After the Rising, Hoey became involved with Sinn Féin. In July 1917 at an IWFL meeting she declared that the IPP's lack of support for women's suffrage would ultimately lead to the demise of the party. According to a British government file, Hoey was considered one of the most energetic propagandists in Dublin as a member of Sinn Féin and Cumann na mBan. Around the same time, she was temporarily employed by the British government, and she claimed that she was offered a permanent civil service position if she renounced Sinn Féin and took the oath of allegiance. She refused and was dismissed. During the War of Independence, she worked as a propagandist for Sinn Féin at its headquarters at 6 Harcourt Street, Dublin and as confidential secretary to Arthur Griffith. Hoey was arrested at the Harcourt Street location and interrogated at Dublin Castle. She also maintained a secret office for Michael Collins at her home at 5 Mespil Road under the name O'Brien. At this house, Hoey occasionally hosted cabinet meetings, with Collins using it as an office during the day for meetings. Hoey was appointed secretary to the Dáil courts on Henry Street by Collins. The auxiliary British forces occupied 5 Mespil Road for 24 hours in April 1921 in an attempt to catch Collins unaware. Hoey circumvented them by pretending her mother was unwell and calling on Dr Alice Barry who then took papers from the house, smuggled them to Collins with a warning for him to stay away. Hoey's house was ransacked, with her possessions taken or destroyed, and she was imprisoned in Mountjoy prison for several weeks until she was released in June due to a lack of any evidence against her. During her incarceration, along with other women, Collins sent her items such as books, food, and tea.

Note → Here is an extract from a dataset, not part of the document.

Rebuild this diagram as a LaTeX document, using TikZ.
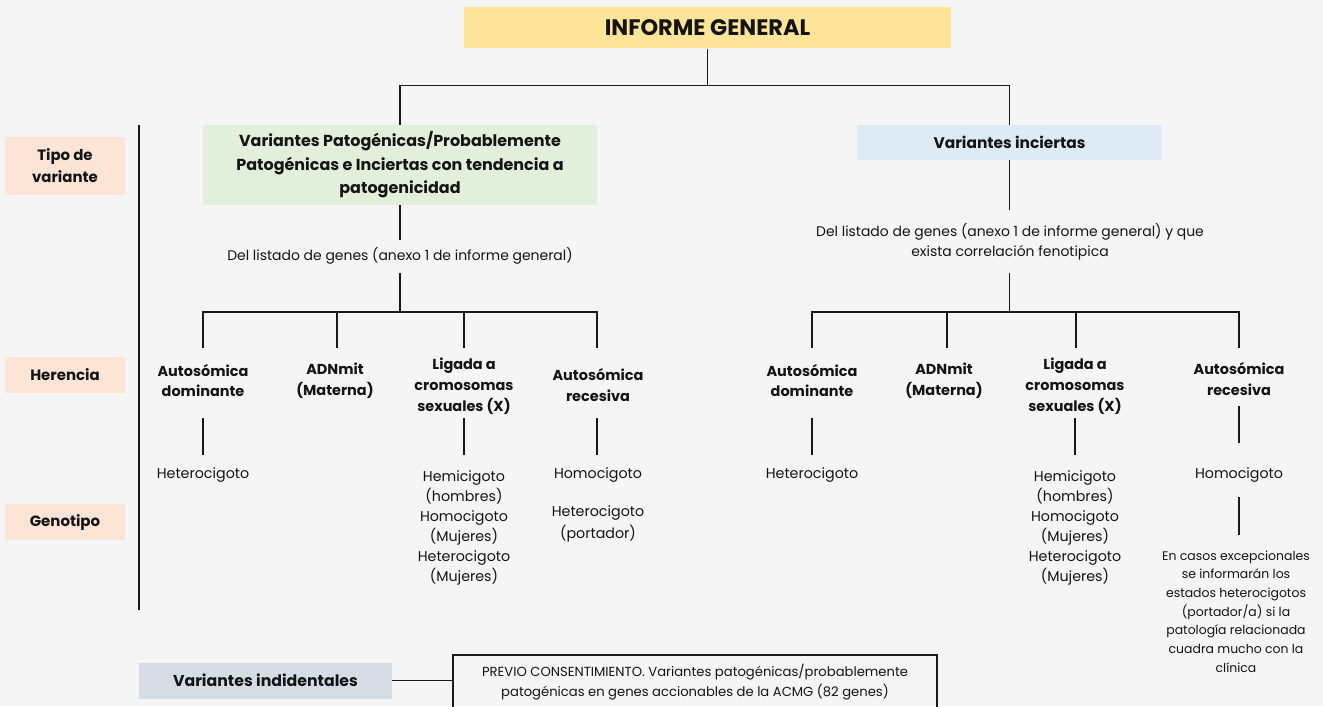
\documentclass[tikz,border=0pt]{standalone}
\usepackage{fontspec}
\setmainfont{Poppins}
\definecolor{bg}{RGB}{245,245,245}
\definecolor{yel}{RGB}{255,229,153}
\definecolor{grn}{RGB}{226,239,218}
\definecolor{blu}{RGB}{222,234,246}
\definecolor{pch}{RGB}{252,228,214}
\definecolor{gbl}{RGB}{214,220,228}
\definecolor{linec}{RGB}{25,25,25}
\definecolor{txt}{RGB}{20,20,20}
\tikzset{
  box/.style={inner sep=0pt, align=center, text=txt},
  hd/.style={inner sep=0pt, align=center, text=txt, font=\bfseries\fontsize{14.5}{21}\selectfont},
  bd/.style={inner sep=0pt, align=center, text=txt, font=\fontsize{14.3}{20}\selectfont},
  lab/.style={box, fill=pch, minimum width=120bp, font=\bfseries\fontsize{15}{22}\selectfont},
  ln/.style={draw=linec, line width=1.4bp},
}
\begin{document}
\begin{tikzpicture}[x=1bp,y=-1bp]
\useasboundingbox (0,0) rectangle (1323,706);
\fill[bg] (0,0) rectangle (1323,706);

% top
\node[box, fill=yel, minimum width=487bp, minimum height=41bp, font=\bfseries\fontsize{22.5}{26}\selectfont] (ig) at (707.5,28) {INFORME GENERAL};
\node[box, fill=grn, minimum width=394bp, minimum height=80bp, font=\bfseries\fontsize{16}{23.5}\selectfont] (pat) at (400,165) {Variantes Patogénicas/Probablemente\\Patogénicas e Inciertas con tendencia a\\patogenicidad};
\node[box, fill=blu, minimum width=305bp, minimum height=35bp, font=\bfseries\fontsize{15.5}{20}\selectfont] (inc) at (1009.5,142.5) {Variantes inciertas};

\draw[ln] (ig.south) -- ++(0,37) -| (pat.north);
\draw[ln] (ig.south) ++(0,37) -| (inc.north);

% left labels
\node[lab, minimum height=58bp] (tipo) at (65,166) {Tipo de\\variante};
\node[lab, minimum height=36bp] (her) at (65,375) {Herencia};
\node[lab, minimum height=36bp] (gen) at (65,522) {Genotipo};
\coordinate (sepT) at (139,125);
\coordinate (sepB) at (139,610);
\draw[ln] (sepT) -- (sepB);

% left branch
\node[bd, font=\fontsize{14}{20}\selectfont] (d1) at (400,256) {Del listado de genes (anexo 1 de informe general)};
\coordinate (p1) at (400,240);
\draw[ln] (pat.south) -- (p1);
\coordinate (p2) at (400,273);
\coordinate (b1) at (400,312);
\draw[ln] (p2) -- (b1);
\coordinate (la) at (203,348);
\coordinate (lb) at (337,348);
\coordinate (lc) at (464,348);
\coordinate (ld) at (597,348);
\draw[ln] (la) |- (b1) -| (ld);
\draw[ln] (b1 -| lb) -- (lb);
\draw[ln] (b1 -| lc) -- (lc);

\node[hd] (ha) at (203,380.5) {Autosómica\\dominante};
\node[hd] (hb) at (335,380.5) {ADNmit\\(Materna)};
\node[hd] (hc) at (464,386.5) {Ligada a\\cromosomas\\sexuales (X)};
\node[hd] (hd) at (598,385) {Autosómica\\recesiva};

\coordinate (la1) at (203,418); \coordinate (la2) at (203,455);
\coordinate (lc1) at (464,418); \coordinate (lc2) at (464,455);
\coordinate (ld1) at (597,418); \coordinate (ld2) at (597,455);
\draw[ln] (la1) -- (la2);
\draw[ln] (lc1) -- (lc2);
\draw[ln] (ld1) -- (ld2);

\node[bd] (ga) at (203,475) {Heterocigoto};
\node[bd] (gc) at (464,528) {Hemicigoto\\(hombres)\\Homocigoto\\(Mujeres)\\Heterocigoto\\(Mujeres)};
\node[bd] (gd1) at (598,475) {Homocigoto};
\node[bd, font=\fontsize{14.3}{22}\selectfont] (gd2) at (598,524) {Heterocigoto\\(portador)};

% right branch
\node[bd, font=\fontsize{14}{20}\selectfont] (d2) at (1010,241.5) {Del listado de genes (anexo 1 de informe general) y que\\exista correlación fenotipica};
\coordinate (q1) at (1009.5,210);
\draw[ln] (inc.south) -- (q1);
\coordinate (q2) at (1009.5,273);
\coordinate (b2) at (1009.5,312);
\draw[ln] (q2) -- (b2);
\coordinate (ra) at (812,348);
\coordinate (rb) at (947,348);
\coordinate (rc) at (1076,348);
\coordinate (rd) at (1239,348);
\draw[ln] (ra) |- (b2) -| (rd);
\draw[ln] (b2 -| rb) -- (rb);
\draw[ln] (b2 -| rc) -- (rc);

\node[hd] (ka) at (812,380.5) {Autosómica\\dominante};
\node[hd] (kb) at (944,380.5) {ADNmit\\(Materna)};
\node[hd] (kc) at (1075,386.5) {Ligada a\\cromosomas\\sexuales (X)};
\node[hd] (kd) at (1239,379) {Autosómica\\recesiva};

\coordinate (ra1) at (812,418); \coordinate (ra2) at (812,455);
\coordinate (rc1) at (1075,418); \coordinate (rc2) at (1075,455);
\coordinate (rd1) at (1239,406); \coordinate (rd2) at (1239,443);
\draw[ln] (ra1) -- (ra2);
\draw[ln] (rc1) -- (rc2);
\draw[ln] (rd1) -- (rd2);

\node[bd] (qa) at (812,475) {Heterocigoto};
\node[bd] (qc) at (1075,528) {Hemicigoto\\(hombres)\\Homocigoto\\(Mujeres)\\Heterocigoto\\(Mujeres)};
\node[bd] (qd1) at (1239,475) {Homocigoto};
\coordinate (rd3) at (1239,497); \coordinate (rd4) at (1239,535);
\draw[ln] (rd3) -- (rd4);
\node[bd, font=\fontsize{12.5}{18.8}\selectfont] (qd2) at (1236,611.5) {En casos excepcionales\\se informarán los\\estados heterocigotos\\(portador/a) si la\\patología relacionada\\cuadra mucho con la\\clínica};

% bottom
\node[box, fill=gbl, minimum width=253bp, minimum height=36bp, font=\bfseries\fontsize{15.8}{20}\selectfont] (vi) at (265.5,680.5) {Variantes indidentales};
\node[box, draw=linec, line width=2bp, minimum width=484bp, minimum height=54bp, font=\fontsize{13.2}{20}\selectfont] (pc) at (695,682) {PREVIO CONSENTIMIENTO. Variantes patogénicas/probablemente\\patogénicas en genes accionables de la ACMG (82 genes)};
\draw[ln] (vi.east) -- (vi.east -| pc.west);
\end{tikzpicture}
\end{document}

Following the truce in July 1921, Griffith requested that she work on the negotiations regarding Ulster. Hoey was pro-treaty, and was enlisted in the National Army as assistant military censor on 20 June 1922, working under Piaras Béaslaí. Béaslaí later stated that she did exactly the same work as her male peers, operating under great personal danger. After the civil war, she attempted to enter politics, as a founding member of the Women's Independent Association, and later running unsuccessfully in the 1925 Seanad election. She faced scepticism from the Irish Free State government, who were unwilling to pay her a pension. She petitioned Béaslaí, Kevin O'Higgins, and William Cosgrave, but was only awarded £24.3.4.

In July 1926, Hoey organised a dispensary for the treatment of sick animals of the poor in Portobello Harbour, Dublin. It was so successful, that it became a reoccurring evening on every Wednesday and Saturday. In 1926 she was working for the Hearst press. Hoey disappears from the records until January 1929, when her mother petitioned the government for money when she mentions her daughter's illness. Hoey died on 9 November 1930 of pulmonary tuberculosis at Our Lady of Lourdes hospital, Kill of the Grange, Dublin. She is buried in Glasnevin Cemetery, with her funeral attended by Colonel Joseph O'Reilly representing President Cosgrave, Richard Mulcahy and Justice John Reddin among others.